The Definition of IAM Needs to Expand

The AI cybersecurity industry is projected to grow from $31.4 billion this year to just under $220 billion by 2034. That's a dizzying development, but here's something that's been true for hundreds of years: security starts with deciding who can get in and what they're allowed to do once they're there. The advent of AI hasn't changed that fundamental truth – it's simply raised the stakes.

Identity has always been the foundation of security, deciding who gets access, under what conditions, and for how long. But the definition of "who" has changed. Today, the most active users in your environment may not be people at all. That shift demands a corresponding shift in how IAM operates. Legacy frameworks built around human onboarding and offboarding can't keep up with the fluid, fast-moving nature of non-human access.

That's why modern IAM deployments must move beyond basic role-based access controls and start governing intent. It needs to handle autonomous systems that have blended into the network environment so effortlessly that they're eventually just forgotten about. So, we need to apply the same rigor to NHIs as we do to employees: assigning unique identities, enforcing least-privilege principles, maintaining real-time visibility, and capturing detailed audit trails. If an employee's role becomes redundant, you don't allow them to carry on coming to the office or let them keep a set of passwords to sensitive accounts – why should NHIs be treated any differently?

The Double-Edged Blade of AI

NHIs aside, AI is now being weaponized on both sides of the cybersecurity battlefield. On the offensive front, tools like WormGPT have made it trivial for attackers to generate convincing phishing emails, impersonate executives, and launch automated exploits at scale, with no coding skills required.

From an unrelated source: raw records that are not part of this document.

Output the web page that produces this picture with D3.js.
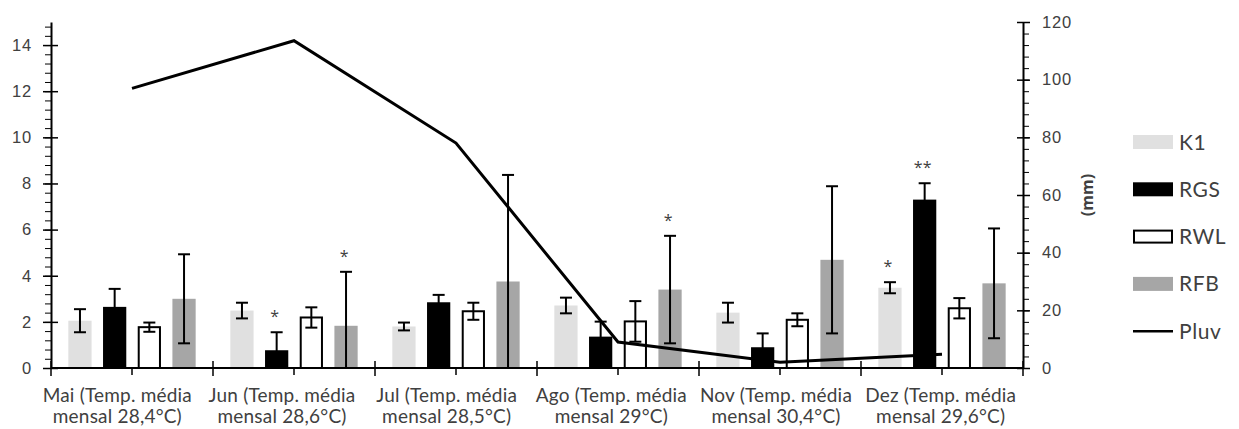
<!DOCTYPE html>
<html>
<head>
<meta charset="utf-8">
<script src="https://cdn.jsdelivr.net/npm/d3@7"></script>
<style>
  body { margin: 0; background: #fff; }
  svg { display: block; font-family: Lato, "Open Sans", sans-serif; }
</style>
</head>
<body>
<div id="box"></div>
<script>
// 数据
const catLine1 = ['Mai (Temp. média', 'Jun (Temp. média', 'Jul (Temp. média', 'Ago (Temp. média', 'Nov (Temp. média', 'Dez (Temp. média']
const catLine2 = ['mensal 28,4°C)', 'mensal 28,6°C)', 'mensal 28,5°C)', 'mensal 29°C)', 'mensal 30,4°C)', 'mensal 29,6°C)']
const seriesNames = ['K1', 'RGS', 'RWL', 'RFB']

const k1 = [2.05, 2.49, 1.8, 2.71, 2.4, 3.48]
const k1Err = [0.5, 0.34, 0.17, 0.34, 0.43, 0.24]
const rgs = [2.65, 0.77, 2.85, 1.36, 0.9, 7.3]
const rgsErr = [0.78, 0.78, 0.32, 0.65, 0.6, 0.71]
const rwl = [1.77, 2.19, 2.46, 2.02, 2.09, 2.59]
const rwlErr = [0.2, 0.44, 0.37, 0.88, 0.28, 0.44]
const rfb = [3.0, 1.83, 3.75, 3.4, 4.69, 3.67]
const rfbErr = [1.93, 2.34, 4.62, 2.33, 3.19, 2.38]
// 显著性标记
const k1Sig = ['', '', '', '', '', '*']
const rgsSig = ['', '*', '', '', '', '**']
const rwlSig = ['', '', '', '', '', '']
const rfbSig = ['', '*', '', '*', '', '']
// 降雨量 (mm)
const pluv = [97, 113.5, 78, 9, 2, 4.8]

const leftTicks = [0, 2, 4, 6, 8, 10, 12, 14]
const rightTicks = [0, 20, 40, 60, 80, 100, 120]

// 画布
const width = 1239
const height = 429
const margin = {top: 22, left: 51, right: 216, bottom: 61}
const plotR = width - margin.right
const plotB = height - margin.bottom

const values = [k1, rgs, rwl, rfb]
const errs = [k1Err, rgsErr, rwlErr, rfbErr]
const sigs = [k1Sig, rgsSig, rwlSig, rfbSig]
const fills = ['#e0e0e0', '#000000', '#ffffff', '#a6a6a6']
const strokes = ['none', 'none', '#000', 'none']
const textColor = '#404040'

const idx = d3.range(catLine1.length)
const x = d3.scaleBand().domain(idx).range([margin.left, plotR])
const xs = d3.scaleBand().domain(seriesNames).range([0, x.bandwidth()]).paddingInner(0.33).paddingOuter(0.5)
// 类别标签稍微偏左
const xLabel = d3.scaleBand().domain(idx).range([margin.left - 16, plotR])
const yL = d3.scaleLinear().domain([0, 15]).range([plotB, margin.top])
const yR = d3.scaleLinear().domain([0, 120]).range([plotB, margin.top])

const svg = d3.select('#box').append('svg')
  .attr('width', width)
  .attr('height', height)

// 数据条目展开
const rows = []
seriesNames.forEach((s, si) => {
  idx.forEach(i => {
    rows.push({s, si, i, v: values[si][i], e: errs[si][i], sig: sigs[si][i]})
  })
})
const cx = d => x(d.i) + xs(d.s) + xs.bandwidth() / 2

// 条形
svg.append('g').selectAll('rect').data(rows).join('rect')
  .attr('x', d => x(d.i) + xs(d.s) + (d.si === 2 ? 1 : 0))
  .attr('y', d => yL(d.v))
  .attr('width', d => xs.bandwidth() - (d.si === 2 ? 2 : 0))
  .attr('height', d => yL(0) - yL(d.v))
  .attr('fill', d => fills[d.si])
  .attr('stroke', d => strokes[d.si])
  .attr('stroke-width', 2)

// 误差线
const eb = svg.append('g').attr('stroke', '#000').attr('stroke-width', 2)
eb.selectAll('line.v').data(rows).join('line').attr('class', 'v')
  .attr('x1', cx).attr('x2', cx)
  .attr('y1', d => yL(d.v + d.e))
  .attr('y2', d => yL(Math.max(0, d.v - d.e)))
eb.selectAll('line.top').data(rows).join('line').attr('class', 'top')
  .attr('x1', d => cx(d) - 6).attr('x2', d => cx(d) + 6)
  .attr('y1', d => yL(d.v + d.e))
  .attr('y2', d => yL(d.v + d.e))
eb.selectAll('line.bot').data(rows).join('line').attr('class', 'bot')
  .attr('x1', d => cx(d) - 6).attr('x2', d => cx(d) + 6)
  .attr('y1', d => yL(Math.max(0, d.v - d.e)))
  .attr('y2', d => yL(Math.max(0, d.v - d.e)))

// 星号
svg.append('g').style('font-family', '"Open Sans", sans-serif').style('font-size', '16px')
  .attr('fill', textColor).attr('text-anchor', 'middle')
  .selectAll('text').data(rows.filter(d => d.sig)).join('text')
  .attr('x', d => cx(d) - 2)
  .attr('y', d => yL(d.v + d.e) - 10)
  .text(d => d.sig)

// 左轴
const leftAxis = svg.append('g').attr('transform', `translate(${margin.left},0)`)
leftAxis.call(d3.axisLeft(yL).tickValues(d3.range(0, 15, 0.4)).tickSize(6).tickSizeOuter(0).tickFormat(''))
leftAxis.select('.domain').remove()
leftAxis.selectAll('line').attr('stroke', '#000')
const leftMajor = svg.append('g').attr('transform', `translate(${margin.left},0)`)
leftMajor.call(d3.axisLeft(yL).tickValues(leftTicks).tickSize(8).tickSizeOuter(0).tickPadding(11))
leftMajor.select('.domain').attr('stroke', '#000').attr('stroke-width', 2)
leftMajor.selectAll('.tick line').attr('x1', 7).attr('stroke-width', 1.5)
leftMajor.selectAll('text').style('font-size', '16.5px').attr('fill', textColor).style('letter-spacing', '0.8px')

// 右轴
const rightAxis = svg.append('g').attr('transform', `translate(${plotR},0)`)
rightAxis.call(d3.axisRight(yR).tickValues(d3.range(0, 121, 4)).tickSize(6).tickSizeOuter(0).tickFormat(''))
rightAxis.select('.domain').remove()
rightAxis.selectAll('line').attr('stroke', '#000')
const rightMajor = svg.append('g').attr('transform', `translate(${plotR},0)`)
rightMajor.call(d3.axisRight(yR).tickValues(rightTicks).tickSize(7).tickSizeOuter(0).tickPadding(12))
rightMajor.select('.domain').attr('stroke', '#000').attr('stroke-width', 2)
rightMajor.selectAll('.tick line').attr('x1', -6).attr('stroke-width', 1.5)
rightMajor.selectAll('text').style('font-size', '16.5px').attr('fill', textColor).style('letter-spacing', '0.8px')

svg.append('text')
  .attr('transform', `translate(${plotR + 64},${yR(60)}) rotate(-90)`)
  .attr('text-anchor', 'middle')
  .attr('dy', '0.35em')
  .style('font-family', '"Open Sans", sans-serif')
  .style('font-size', '16px')
  .style('font-weight', 'bold')
  .attr('fill', textColor)
  .text('(mm)')

// X 轴
const xAxis = svg.append('g').attr('stroke', '#000')
xAxis.append('line')
  .attr('x1', margin.left).attr('x2', plotR)
  .attr('y1', plotB).attr('y2', plotB)
  .attr('stroke-width', 2)
xAxis.selectAll('line.b').data(idx.concat([idx.length])).join('line').attr('class', 'b')
  .attr('x1', i => i < idx.length ? x(i) : plotR)
  .attr('x2', i => i < idx.length ? x(i) : plotR)
  .attr('y1', plotB - 7).attr('y2', plotB + 8)
  .attr('stroke-width', 1.5)
xAxis.selectAll('line.c').data(idx).join('line').attr('class', 'c')
  .attr('x1', i => x(i) + x.bandwidth() / 2)
  .attr('x2', i => x(i) + x.bandwidth() / 2)
  .attr('y1', plotB).attr('y2', plotB + 7)
  .attr('stroke-width', 1.5)

const xl = svg.append('g').style('font-size', '19px').attr('fill', textColor)
  .attr('text-anchor', 'middle').style('letter-spacing', '0.2px')
xl.selectAll('text.l1').data(idx).join('text').attr('class', 'l1')
  .attr('x', i => xLabel(i) + xLabel.bandwidth() / 2)
  .attr('y', plotB + 34)
  .text(i => catLine1[i])
xl.selectAll('text.l2').data(idx).join('text').attr('class', 'l2')
  .attr('x', i => xLabel(i) + xLabel.bandwidth() / 2)
  .attr('y', plotB + 55)
  .text(i => catLine2[i])

// 降雨量折线
const line = d3.line()
  .x((d, i) => x(i) + x.bandwidth() / 2)
  .y(d => yR(d))
svg.append('path')
  .datum(pluv)
  .attr('d', line)
  .attr('fill', 'none')
  .attr('stroke', '#000')
  .attr('stroke-width', 3)

// 图例
const legendItems = seriesNames.concat(['Pluv'])
const legend = svg.append('g').attr('transform', 'translate(1133,142)')
const li = legend.selectAll('g').data(legendItems).join('g')
  .attr('transform', (d, i) => `translate(0,${i * 47.3})`)
li.filter((d, i) => i < 4).append('rect')
  .attr('x', (d, i) => i === 2 ? 1 : 0)
  .attr('y', (d, i) => i === 2 ? -6 : -7)
  .attr('width', (d, i) => i === 2 ? 38 : 40)
  .attr('height', (d, i) => i === 2 ? 12 : 14)
  .attr('fill', (d, i) => fills[i])
  .attr('stroke', (d, i) => strokes[i])
  .attr('stroke-width', 2)
li.filter((d, i) => i === 4).append('line')
  .attr('x1', 0).attr('x2', 40)
  .attr('stroke', '#000').attr('stroke-width', 2.5)
li.append('text')
  .attr('x', 46)
  .attr('y', 7.5)
  .style('font-size', '21px')
  .style('letter-spacing', '0.6px')
  .attr('fill', textColor)
  .text(d => d)
</script>
</body>
</html>
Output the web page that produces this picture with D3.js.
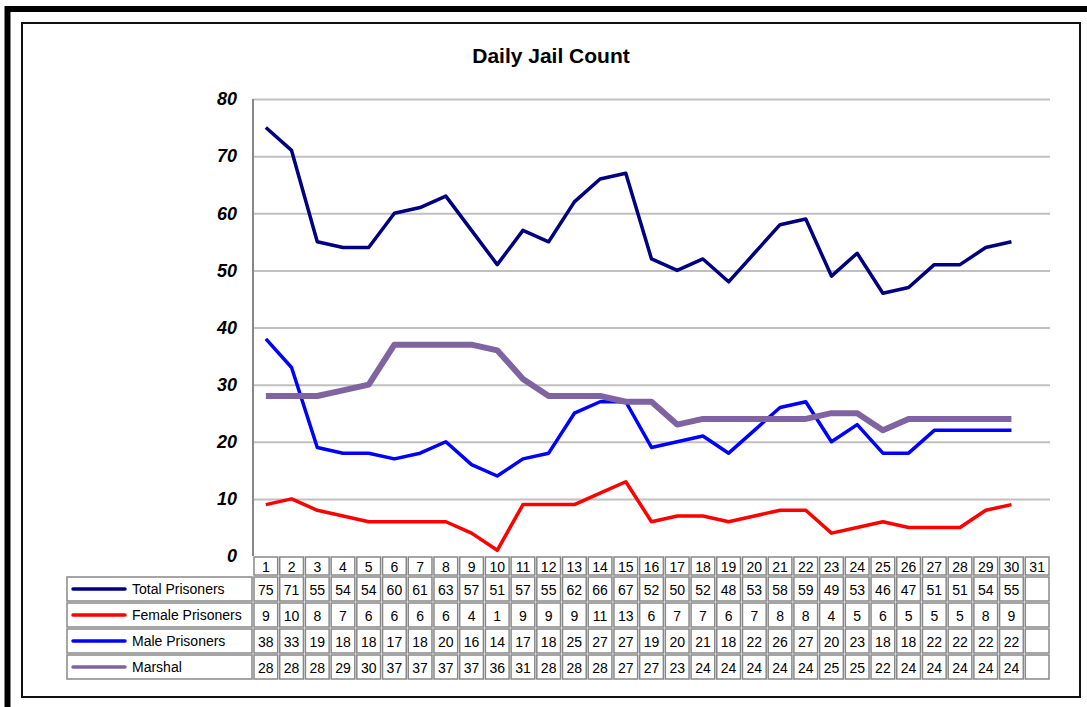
<!DOCTYPE html>
<html>
<head>
<meta charset="utf-8">
<script src="https://cdn.jsdelivr.net/npm/d3@7"></script>
<style>
    body { margin: 0; background: #fff; }
    svg { display: block; font-family: "Liberation Sans", Arial, sans-serif; }
    .grid line { stroke: #c0c0c0; stroke-width: 2; }
    .grid .domain { display: none; }
    .ylab .domain, .ylab line { display: none; }
    .cell { fill: none; stroke: #888; stroke-width: 1.5; }
    .tbl-text { font-size: 14px; fill: #000; }
</style>
</head>
<body>
<div id="svg_container"></div>
<script>
var days = d3.range(1, 32).map(String);
var totalPrisoners = [75, 71, 55, 54, 54, 60, 61, 63, 57, 51, 57, 55, 62, 66, 67, 52, 50, 52, 48, 53, 58, 59, 49, 53, 46, 47, 51, 51, 54, 55];
var femalePrisoners = [9, 10, 8, 7, 6, 6, 6, 6, 4, 1, 9, 9, 9, 11, 13, 6, 7, 7, 6, 7, 8, 8, 4, 5, 6, 5, 5, 5, 8, 9];
var malePrisoners = [38, 33, 19, 18, 18, 17, 18, 20, 16, 14, 17, 18, 25, 27, 27, 19, 20, 21, 18, 22, 26, 27, 20, 23, 18, 18, 22, 22, 22, 22];
var marshal = [28, 28, 28, 29, 30, 37, 37, 37, 37, 36, 31, 28, 28, 28, 27, 27, 23, 24, 24, 24, 24, 24, 25, 25, 22, 24, 24, 24, 24, 24];
var yTicks = [0, 10, 20, 30, 40, 50, 60, 70, 80];

var series = [
    {name: "Total Prisoners", values: totalPrisoners, color: "#000080", width: 3.5},
    {name: "Female Prisoners", values: femalePrisoners, color: "#ff0000", width: 3.5},
    {name: "Male Prisoners", values: malePrisoners, color: "#0000ff", width: 3.5},
    {name: "Marshal", values: marshal, color: "#8064a2", width: 6}
];

var width = 1087, height = 707;
var plot = {left: 253, right: 1050, top: 99, bottom: 556};
var headerH = 20, rowH = 26, legendLeft = 66;

var svg = d3.select("#svg_container")
        .append("svg")
        .attr("width", width)
        .attr("height", height);

// frames
svg.append("rect")
        .attr("x", 7.5).attr("y", 9)
        .attr("width", 1100).attr("height", 720)
        .attr("fill", "none").attr("stroke", "#000").attr("stroke-width", 6);
svg.append("rect")
        .attr("x", 22).attr("y", 23)
        .attr("width", 1058).attr("height", 674)
        .attr("fill", "#fff").attr("stroke", "#111").attr("stroke-width", 2);

svg.append("text")
        .attr("x", 551).attr("y", 63)
        .attr("text-anchor", "middle")
        .attr("font-size", 21).attr("font-weight", "bold")
        .text("Daily Jail Count");

var x = d3.scaleBand().domain(days).range([plot.left, plot.right]);
var y = d3.scaleLinear().domain([0, 80]).range([plot.bottom, plot.top]);

svg.append("g")
        .attr("class", "grid")
        .attr("transform", "translate(" + plot.left + ",0)")
        .call(d3.axisLeft(y).tickValues(yTicks.slice(1)).tickSize(-(plot.right - plot.left)).tickFormat(""));

svg.append("g")
        .attr("class", "ylab")
        .attr("transform", "translate(" + (plot.left - 16) + ",0)")
        .call(d3.axisLeft(y).tickValues(yTicks).tickSize(0).tickPadding(0))
        .selectAll("text")
        .attr("font-size", 18)
        .attr("font-weight", "bold")
        .attr("font-style", "italic")
        .attr("font-family", "'Liberation Sans', Arial, sans-serif")
        .attr("fill", "#000");

svg.append("line")
        .attr("x1", plot.left).attr("x2", plot.left)
        .attr("y1", plot.top).attr("y2", plot.bottom)
        .attr("stroke", "#888").attr("stroke-width", 2);

// lines
series.forEach(function (s) {
    var line = d3.line()
            .x(function (d, i) { return x(days[i]) + x.bandwidth() / 2; })
            .y(function (d) { return y(d); });
    svg.append("path")
            .datum(s.values)
            .attr("d", line)
            .attr("fill", "none")
            .attr("stroke", s.color)
            .attr("stroke-width", s.width)
            .attr("stroke-linejoin", "round");
});

// data table
var tbl = svg.append("g");
var bw = x.bandwidth();
days.forEach(function (d) {
    tbl.append("rect").attr("class", "cell")
            .attr("x", x(d) + 1).attr("y", plot.bottom + 1)
            .attr("width", bw - 2).attr("height", headerH - 2);
    tbl.append("text").attr("class", "tbl-text")
            .attr("x", x(d) + bw / 2).attr("y", plot.bottom + 16)
            .attr("text-anchor", "middle")
            .text(d);
});

series.forEach(function (s, r) {
    var top = plot.bottom + headerH + r * rowH;
    tbl.append("rect").attr("class", "cell")
            .attr("x", legendLeft + 1).attr("y", top + 1)
            .attr("width", plot.left - legendLeft - 2).attr("height", rowH - 2);
    tbl.append("line")
            .attr("x1", legendLeft + 7).attr("x2", legendLeft + 59)
            .attr("y1", top + 13).attr("y2", top + 13)
            .attr("stroke", s.color).attr("stroke-width", 3.5)
            .attr("stroke-linecap", "round");
    tbl.append("text").attr("class", "tbl-text")
            .attr("x", legendLeft + 66).attr("y", top + 18)
            .text(s.name);
    days.forEach(function (d, i) {
        tbl.append("rect").attr("class", "cell")
                .attr("x", x(d) + 1).attr("y", top + 1)
                .attr("width", bw - 2).attr("height", rowH - 2);
        if (s.values[i] !== undefined) {
            tbl.append("text").attr("class", "tbl-text")
                    .attr("x", x(d) + bw / 2).attr("y", top + 19)
                    .attr("text-anchor", "middle")
                    .text(s.values[i]);
        }
    });
});
</script>
</body>
</html>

The old hallmarks of a scam – broken grammar, generic intros, clumsy impersonations – are fading fast. With generative AI in the mix, even low-skill actors can now mount convincing, high-impact campaigns.

But AI is just as vital on the defensive side. In fact, 70% of cybersecurity professionals say AI helps detect threats that would otherwise go unnoticed. When paired with the right models, AI can flag behavioral anomalies in real time, reduce response lag, and surface complex attack patterns that are buried among other network noise. The real advantage comes from alignment: AI that's tuned to your environment, governed with intent, and trusted to act only within defined boundaries. That trust, however, as with NHIs, depends on robust identity controls. Without them, even your best defensive tools can become liabilities – or worse, points of catastrophic failure.

Security From the Inside Out

In 2025, IAM is the control plane for trust. It's one thing to know who or what is inside your environment, but it's another thing entirely to know what each identity is doing, why it has access, and whether or not that access is still appropriate. That means shifting IAM from a static gatekeeper to a dynamic enforcer of policy across human and non-human actors alike. Cybersecurity has long been concerned with prevention, and rightly so, but modern IAM also brings governance and accountability. It enforces least privilege by default, applies continuous monitoring, and supports full lifecycle governance for AI agents just as it would for employees.

The key thing to take away from this is that the next threat your business faces might not be the one banging at the door; it might be the one that's already inside, seemingly innocuous and hidden in plain sight. We're increasingly treating AI like a colleague, so let's start governing it like one.